▶ **WHAT THE TASK REQUIRES**: Starting with the first line of the listing, quote each line exactly until and including the one with "const hfirOpenSqD = [22];", leaving pictures out.

▶ **AVAILABLE DATA**:
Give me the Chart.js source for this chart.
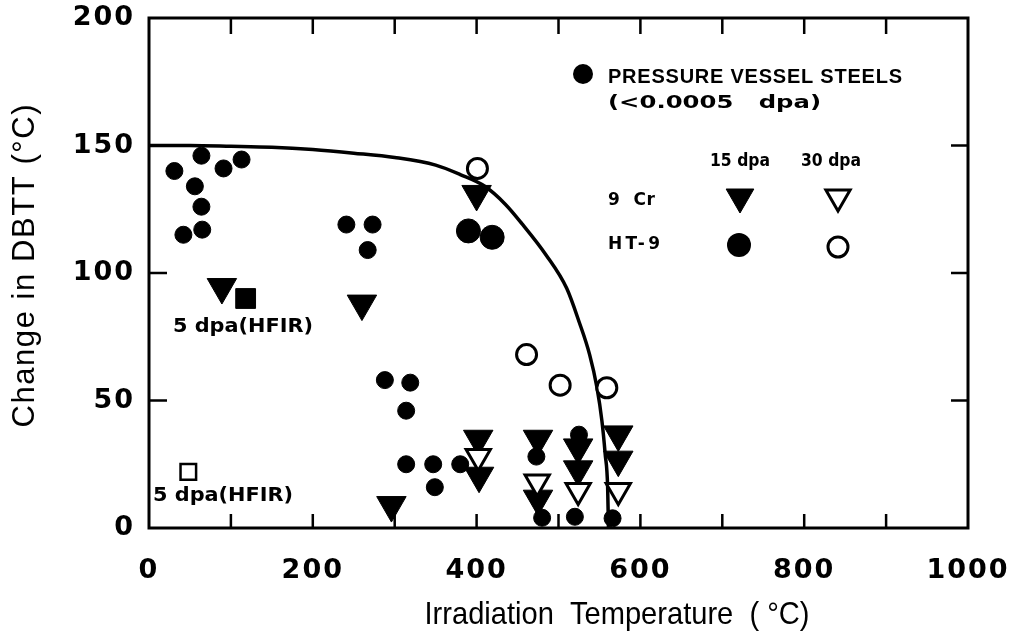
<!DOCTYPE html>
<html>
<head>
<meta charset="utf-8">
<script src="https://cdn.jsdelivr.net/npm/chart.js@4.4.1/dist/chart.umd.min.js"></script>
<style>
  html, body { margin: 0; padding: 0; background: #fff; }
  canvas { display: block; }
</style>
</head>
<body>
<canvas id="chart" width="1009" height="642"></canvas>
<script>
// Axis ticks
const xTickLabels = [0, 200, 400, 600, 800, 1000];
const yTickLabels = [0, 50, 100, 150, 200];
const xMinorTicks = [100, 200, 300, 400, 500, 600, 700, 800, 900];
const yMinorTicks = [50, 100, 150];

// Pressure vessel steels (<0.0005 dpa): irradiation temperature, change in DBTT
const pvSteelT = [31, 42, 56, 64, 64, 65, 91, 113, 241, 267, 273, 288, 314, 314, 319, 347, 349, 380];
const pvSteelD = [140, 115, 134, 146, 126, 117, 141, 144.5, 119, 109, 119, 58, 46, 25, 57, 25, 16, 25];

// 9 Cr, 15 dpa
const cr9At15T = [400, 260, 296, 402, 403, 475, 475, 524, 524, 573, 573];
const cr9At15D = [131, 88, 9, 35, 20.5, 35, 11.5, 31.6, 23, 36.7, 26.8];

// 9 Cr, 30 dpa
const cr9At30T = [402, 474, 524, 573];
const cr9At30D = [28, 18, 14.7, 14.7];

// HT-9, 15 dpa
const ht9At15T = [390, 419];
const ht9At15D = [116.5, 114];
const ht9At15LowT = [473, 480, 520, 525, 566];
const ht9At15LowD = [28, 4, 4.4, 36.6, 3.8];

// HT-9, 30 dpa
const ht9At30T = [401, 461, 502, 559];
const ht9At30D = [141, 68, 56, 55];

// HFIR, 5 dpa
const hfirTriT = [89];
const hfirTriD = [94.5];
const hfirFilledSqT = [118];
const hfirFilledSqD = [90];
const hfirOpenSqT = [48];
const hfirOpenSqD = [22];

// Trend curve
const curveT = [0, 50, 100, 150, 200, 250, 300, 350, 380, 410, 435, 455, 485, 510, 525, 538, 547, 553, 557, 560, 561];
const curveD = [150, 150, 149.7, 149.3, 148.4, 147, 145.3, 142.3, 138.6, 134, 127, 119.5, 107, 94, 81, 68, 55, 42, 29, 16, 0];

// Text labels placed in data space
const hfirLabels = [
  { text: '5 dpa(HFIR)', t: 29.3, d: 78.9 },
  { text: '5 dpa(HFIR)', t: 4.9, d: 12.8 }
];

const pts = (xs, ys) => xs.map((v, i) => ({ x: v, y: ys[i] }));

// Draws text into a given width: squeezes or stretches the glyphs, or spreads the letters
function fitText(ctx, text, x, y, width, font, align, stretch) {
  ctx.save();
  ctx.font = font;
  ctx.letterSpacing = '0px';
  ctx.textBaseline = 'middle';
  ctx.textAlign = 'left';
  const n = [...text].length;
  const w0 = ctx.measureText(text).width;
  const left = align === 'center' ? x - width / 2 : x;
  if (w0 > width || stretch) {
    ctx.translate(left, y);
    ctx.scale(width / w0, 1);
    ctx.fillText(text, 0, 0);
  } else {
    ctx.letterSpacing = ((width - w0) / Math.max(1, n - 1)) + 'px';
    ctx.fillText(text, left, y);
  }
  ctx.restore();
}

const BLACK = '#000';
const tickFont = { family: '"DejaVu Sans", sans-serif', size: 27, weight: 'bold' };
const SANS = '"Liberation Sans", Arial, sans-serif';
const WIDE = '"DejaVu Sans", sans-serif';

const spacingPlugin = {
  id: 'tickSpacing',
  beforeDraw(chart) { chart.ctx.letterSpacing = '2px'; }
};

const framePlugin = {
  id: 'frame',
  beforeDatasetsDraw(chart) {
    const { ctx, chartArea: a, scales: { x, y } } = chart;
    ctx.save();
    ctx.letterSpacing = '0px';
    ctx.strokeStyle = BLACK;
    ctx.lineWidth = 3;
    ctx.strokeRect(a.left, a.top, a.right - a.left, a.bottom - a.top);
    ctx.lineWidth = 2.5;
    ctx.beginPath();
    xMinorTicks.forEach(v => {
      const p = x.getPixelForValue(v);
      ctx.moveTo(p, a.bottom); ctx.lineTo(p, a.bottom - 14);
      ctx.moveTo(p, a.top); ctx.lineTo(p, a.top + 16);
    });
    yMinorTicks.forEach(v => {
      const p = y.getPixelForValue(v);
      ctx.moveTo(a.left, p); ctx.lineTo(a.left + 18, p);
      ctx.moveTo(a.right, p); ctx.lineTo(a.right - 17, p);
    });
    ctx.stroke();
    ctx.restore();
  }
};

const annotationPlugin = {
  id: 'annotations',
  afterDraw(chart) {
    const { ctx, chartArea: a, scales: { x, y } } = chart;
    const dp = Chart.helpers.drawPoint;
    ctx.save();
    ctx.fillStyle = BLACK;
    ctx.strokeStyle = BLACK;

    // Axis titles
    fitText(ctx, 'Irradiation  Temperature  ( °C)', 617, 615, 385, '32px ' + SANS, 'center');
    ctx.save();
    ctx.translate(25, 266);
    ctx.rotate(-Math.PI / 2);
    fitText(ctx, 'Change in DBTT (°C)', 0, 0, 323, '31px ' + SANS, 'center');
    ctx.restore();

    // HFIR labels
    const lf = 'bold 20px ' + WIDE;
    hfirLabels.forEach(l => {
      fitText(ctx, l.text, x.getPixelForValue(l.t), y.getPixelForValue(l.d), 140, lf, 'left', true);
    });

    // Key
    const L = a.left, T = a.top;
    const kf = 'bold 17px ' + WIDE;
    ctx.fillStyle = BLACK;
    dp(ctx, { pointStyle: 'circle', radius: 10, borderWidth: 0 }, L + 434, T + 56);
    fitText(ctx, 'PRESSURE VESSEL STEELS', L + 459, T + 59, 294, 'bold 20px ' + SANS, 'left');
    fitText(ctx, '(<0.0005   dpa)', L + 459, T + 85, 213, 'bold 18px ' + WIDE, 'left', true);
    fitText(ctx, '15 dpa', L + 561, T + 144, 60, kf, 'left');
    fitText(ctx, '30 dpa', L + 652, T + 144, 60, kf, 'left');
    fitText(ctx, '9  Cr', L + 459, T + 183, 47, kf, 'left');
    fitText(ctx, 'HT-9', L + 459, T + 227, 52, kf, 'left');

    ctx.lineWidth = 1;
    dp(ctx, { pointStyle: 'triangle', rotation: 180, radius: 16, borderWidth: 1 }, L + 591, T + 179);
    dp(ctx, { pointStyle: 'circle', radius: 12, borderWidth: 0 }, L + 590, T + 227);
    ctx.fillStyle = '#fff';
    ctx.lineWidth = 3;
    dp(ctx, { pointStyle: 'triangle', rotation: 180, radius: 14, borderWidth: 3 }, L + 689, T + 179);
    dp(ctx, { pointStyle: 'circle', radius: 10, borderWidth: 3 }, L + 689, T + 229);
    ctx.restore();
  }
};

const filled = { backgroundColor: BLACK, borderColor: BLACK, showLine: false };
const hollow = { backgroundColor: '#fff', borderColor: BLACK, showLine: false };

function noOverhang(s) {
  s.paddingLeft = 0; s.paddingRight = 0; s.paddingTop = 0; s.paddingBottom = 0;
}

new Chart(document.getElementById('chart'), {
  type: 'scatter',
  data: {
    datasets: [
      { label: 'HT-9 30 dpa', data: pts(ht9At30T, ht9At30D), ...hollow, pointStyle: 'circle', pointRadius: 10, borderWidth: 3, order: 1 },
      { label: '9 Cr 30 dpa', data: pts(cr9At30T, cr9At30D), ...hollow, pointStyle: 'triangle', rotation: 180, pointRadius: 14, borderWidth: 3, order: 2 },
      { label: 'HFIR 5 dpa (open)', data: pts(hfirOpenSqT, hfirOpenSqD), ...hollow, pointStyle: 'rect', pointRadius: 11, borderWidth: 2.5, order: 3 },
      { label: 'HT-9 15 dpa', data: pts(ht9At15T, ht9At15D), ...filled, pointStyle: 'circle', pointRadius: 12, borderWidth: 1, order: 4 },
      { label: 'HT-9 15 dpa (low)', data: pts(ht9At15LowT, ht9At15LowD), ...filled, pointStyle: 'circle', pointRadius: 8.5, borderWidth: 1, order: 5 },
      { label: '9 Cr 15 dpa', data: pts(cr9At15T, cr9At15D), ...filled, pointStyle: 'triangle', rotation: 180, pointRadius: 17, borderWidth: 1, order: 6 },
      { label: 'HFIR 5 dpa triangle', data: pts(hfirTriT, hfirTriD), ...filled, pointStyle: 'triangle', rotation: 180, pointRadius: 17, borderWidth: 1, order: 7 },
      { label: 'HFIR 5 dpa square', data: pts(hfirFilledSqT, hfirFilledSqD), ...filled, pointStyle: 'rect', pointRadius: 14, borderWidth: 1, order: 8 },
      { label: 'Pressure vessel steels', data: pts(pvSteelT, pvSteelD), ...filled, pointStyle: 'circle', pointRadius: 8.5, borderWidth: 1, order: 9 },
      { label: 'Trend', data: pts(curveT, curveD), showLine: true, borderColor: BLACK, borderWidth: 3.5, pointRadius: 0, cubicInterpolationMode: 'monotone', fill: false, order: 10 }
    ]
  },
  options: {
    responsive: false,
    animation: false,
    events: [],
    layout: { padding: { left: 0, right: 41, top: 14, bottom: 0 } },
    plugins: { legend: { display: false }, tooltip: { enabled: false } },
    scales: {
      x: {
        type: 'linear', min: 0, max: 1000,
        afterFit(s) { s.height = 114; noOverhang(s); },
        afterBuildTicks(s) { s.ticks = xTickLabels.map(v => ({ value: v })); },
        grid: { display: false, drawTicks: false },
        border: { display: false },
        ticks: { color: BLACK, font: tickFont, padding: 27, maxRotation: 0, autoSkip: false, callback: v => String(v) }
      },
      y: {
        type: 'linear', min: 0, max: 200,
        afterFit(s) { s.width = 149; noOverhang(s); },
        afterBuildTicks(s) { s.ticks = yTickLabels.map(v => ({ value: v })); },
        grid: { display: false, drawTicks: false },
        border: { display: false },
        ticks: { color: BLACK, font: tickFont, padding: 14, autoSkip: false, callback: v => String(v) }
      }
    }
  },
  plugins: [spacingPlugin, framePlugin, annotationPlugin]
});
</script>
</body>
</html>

▶ **EXPECTED ANSWER**:
Give me the Chart.js source for this chart.
<!DOCTYPE html>
<html>
<head>
<meta charset="utf-8">
<script src="https://cdn.jsdelivr.net/npm/chart.js@4.4.1/dist/chart.umd.min.js"></script>
<style>
  html, body { margin: 0; padding: 0; background: #fff; }
  canvas { display: block; }
</style>
</head>
<body>
<canvas id="chart" width="1009" height="642"></canvas>
<script>
// Axis ticks
const xTickLabels = [0, 200, 400, 600, 800, 1000];
const yTickLabels = [0, 50, 100, 150, 200];
const xMinorTicks = [100, 200, 300, 400, 500, 600, 700, 800, 900];
const yMinorTicks = [50, 100, 150];

// Pressure vessel steels (<0.0005 dpa): irradiation temperature, change in DBTT
const pvSteelT = [31, 42, 56, 64, 64, 65, 91, 113, 241, 267, 273, 288, 314, 314, 319, 347, 349, 380];
const pvSteelD = [140, 115, 134, 146, 126, 117, 141, 144.5, 119, 109, 119, 58, 46, 25, 57, 25, 16, 25];

// 9 Cr, 15 dpa
const cr9At15T = [400, 260, 296, 402, 403, 475, 475, 524, 524, 573, 573];
const cr9At15D = [131, 88, 9, 35, 20.5, 35, 11.5, 31.6, 23, 36.7, 26.8];

// 9 Cr, 30 dpa
const cr9At30T = [402, 474, 524, 573];
const cr9At30D = [28, 18, 14.7, 14.7];

// HT-9, 15 dpa
const ht9At15T = [390, 419];
const ht9At15D = [116.5, 114];
const ht9At15LowT = [473, 480, 520, 525, 566];
const ht9At15LowD = [28, 4, 4.4, 36.6, 3.8];

// HT-9, 30 dpa
const ht9At30T = [401, 461, 502, 559];
const ht9At30D = [141, 68, 56, 55];

// HFIR, 5 dpa
const hfirTriT = [89];
const hfirTriD = [94.5];
const hfirFilledSqT = [118];
const hfirFilledSqD = [90];
const hfirOpenSqT = [48];
const hfirOpenSqD = [22];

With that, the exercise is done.